— begin —

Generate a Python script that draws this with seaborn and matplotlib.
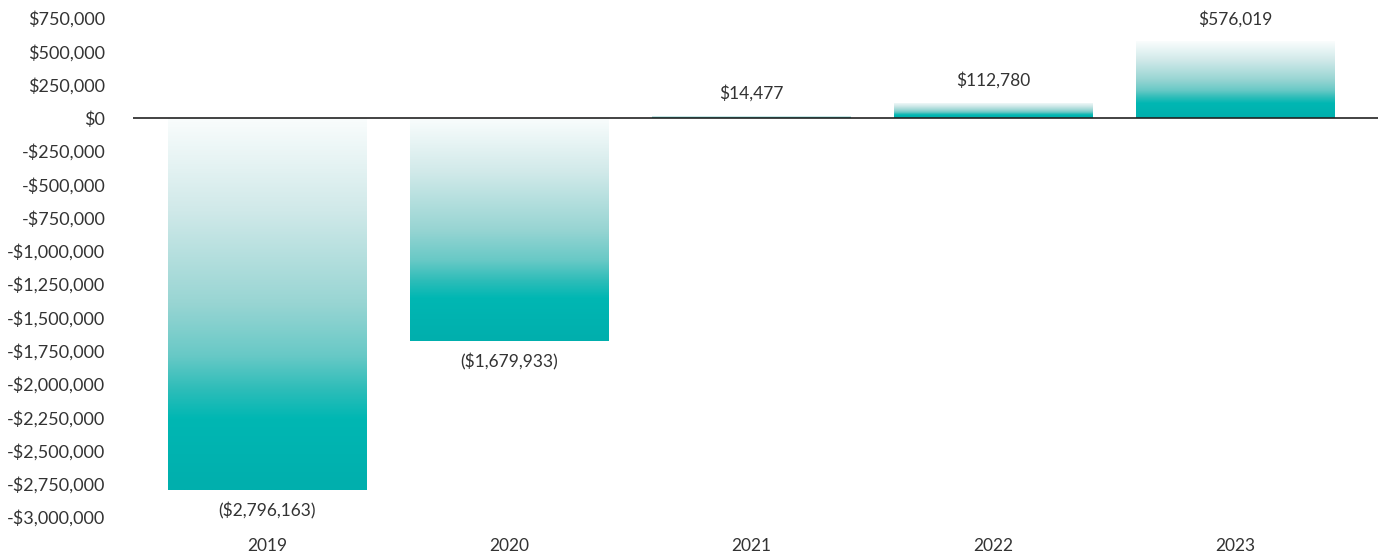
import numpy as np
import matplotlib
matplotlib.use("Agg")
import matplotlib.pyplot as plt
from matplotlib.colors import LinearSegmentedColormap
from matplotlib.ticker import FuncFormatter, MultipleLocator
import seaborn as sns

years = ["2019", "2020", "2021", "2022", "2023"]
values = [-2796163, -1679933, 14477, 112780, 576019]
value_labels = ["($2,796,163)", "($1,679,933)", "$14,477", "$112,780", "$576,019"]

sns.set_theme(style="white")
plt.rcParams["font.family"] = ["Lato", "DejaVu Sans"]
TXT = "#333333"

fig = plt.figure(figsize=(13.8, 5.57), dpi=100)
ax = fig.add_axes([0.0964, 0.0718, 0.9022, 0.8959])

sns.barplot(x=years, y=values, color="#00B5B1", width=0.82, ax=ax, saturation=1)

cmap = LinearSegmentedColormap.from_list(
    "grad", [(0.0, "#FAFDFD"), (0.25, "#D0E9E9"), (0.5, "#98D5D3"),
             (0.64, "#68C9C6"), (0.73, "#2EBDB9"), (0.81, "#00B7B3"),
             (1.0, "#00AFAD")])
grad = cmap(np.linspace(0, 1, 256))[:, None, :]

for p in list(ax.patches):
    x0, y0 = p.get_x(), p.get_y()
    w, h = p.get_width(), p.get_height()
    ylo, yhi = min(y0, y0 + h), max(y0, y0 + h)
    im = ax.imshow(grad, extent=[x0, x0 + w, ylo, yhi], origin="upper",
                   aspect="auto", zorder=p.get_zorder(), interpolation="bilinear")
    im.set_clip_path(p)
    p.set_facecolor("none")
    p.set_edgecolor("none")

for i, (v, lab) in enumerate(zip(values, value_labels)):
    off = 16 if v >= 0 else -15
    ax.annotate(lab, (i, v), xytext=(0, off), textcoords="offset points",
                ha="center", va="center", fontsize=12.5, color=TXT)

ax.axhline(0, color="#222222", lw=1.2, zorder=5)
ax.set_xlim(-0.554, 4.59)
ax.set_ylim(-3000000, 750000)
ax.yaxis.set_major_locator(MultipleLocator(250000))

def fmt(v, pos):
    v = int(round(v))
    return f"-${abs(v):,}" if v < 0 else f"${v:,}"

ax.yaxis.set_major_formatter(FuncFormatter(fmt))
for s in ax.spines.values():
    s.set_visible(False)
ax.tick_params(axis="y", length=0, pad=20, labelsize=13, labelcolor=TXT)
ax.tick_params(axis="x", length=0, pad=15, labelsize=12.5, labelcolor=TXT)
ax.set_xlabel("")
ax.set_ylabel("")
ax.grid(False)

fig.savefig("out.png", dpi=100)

— end —

Reproduce the material word for word, minus the images.

Result of this task:
Generate a Python script that draws this with seaborn and matplotlib.
import numpy as np
import matplotlib
matplotlib.use("Agg")
import matplotlib.pyplot as plt
from matplotlib.colors import LinearSegmentedColormap
from matplotlib.ticker import FuncFormatter, MultipleLocator
import seaborn as sns

years = ["2019", "2020", "2021", "2022", "2023"]
values = [-2796163, -1679933, 14477, 112780, 576019]
value_labels = ["($2,796,163)", "($1,679,933)", "$14,477", "$112,780", "$576,019"]

sns.set_theme(style="white")
plt.rcParams["font.family"] = ["Lato", "DejaVu Sans"]
TXT = "#333333"

fig = plt.figure(figsize=(13.8, 5.57), dpi=100)
ax = fig.add_axes([0.0964, 0.0718, 0.9022, 0.8959])

sns.barplot(x=years, y=values, color="#00B5B1", width=0.82, ax=ax, saturation=1)

cmap = LinearSegmentedColormap.from_list(
    "grad", [(0.0, "#FAFDFD"), (0.25, "#D0E9E9"), (0.5, "#98D5D3"),
             (0.64, "#68C9C6"), (0.73, "#2EBDB9"), (0.81, "#00B7B3"),
             (1.0, "#00AFAD")])
grad = cmap(np.linspace(0, 1, 256))[:, None, :]

for p in list(ax.patches):
    x0, y0 = p.get_x(), p.get_y()
    w, h = p.get_width(), p.get_height()
    ylo, yhi = min(y0, y0 + h), max(y0, y0 + h)
    im = ax.imshow(grad, extent=[x0, x0 + w, ylo, yhi], origin="upper",
                   aspect="auto", zorder=p.get_zorder(), interpolation="bilinear")
    im.set_clip_path(p)
    p.set_facecolor("none")
    p.set_edgecolor("none")

for i, (v, lab) in enumerate(zip(values, value_labels)):
    off = 16 if v >= 0 else -15
    ax.annotate(lab, (i, v), xytext=(0, off), textcoords="offset points",
                ha="center", va="center", fontsize=12.5, color=TXT)

ax.axhline(0, color="#222222", lw=1.2, zorder=5)
ax.set_xlim(-0.554, 4.59)
ax.set_ylim(-3000000, 750000)
ax.yaxis.set_major_locator(MultipleLocator(250000))

def fmt(v, pos):
    v = int(round(v))
    return f"-${abs(v):,}" if v < 0 else f"${v:,}"

ax.yaxis.set_major_formatter(FuncFormatter(fmt))
for s in ax.spines.values():
    s.set_visible(False)
ax.tick_params(axis="y", length=0, pad=20, labelsize=13, labelcolor=TXT)
ax.tick_params(axis="x", length=0, pad=15, labelsize=12.5, labelcolor=TXT)
ax.set_xlabel("")
ax.set_ylabel("")
ax.grid(False)

fig.savefig("out.png", dpi=100)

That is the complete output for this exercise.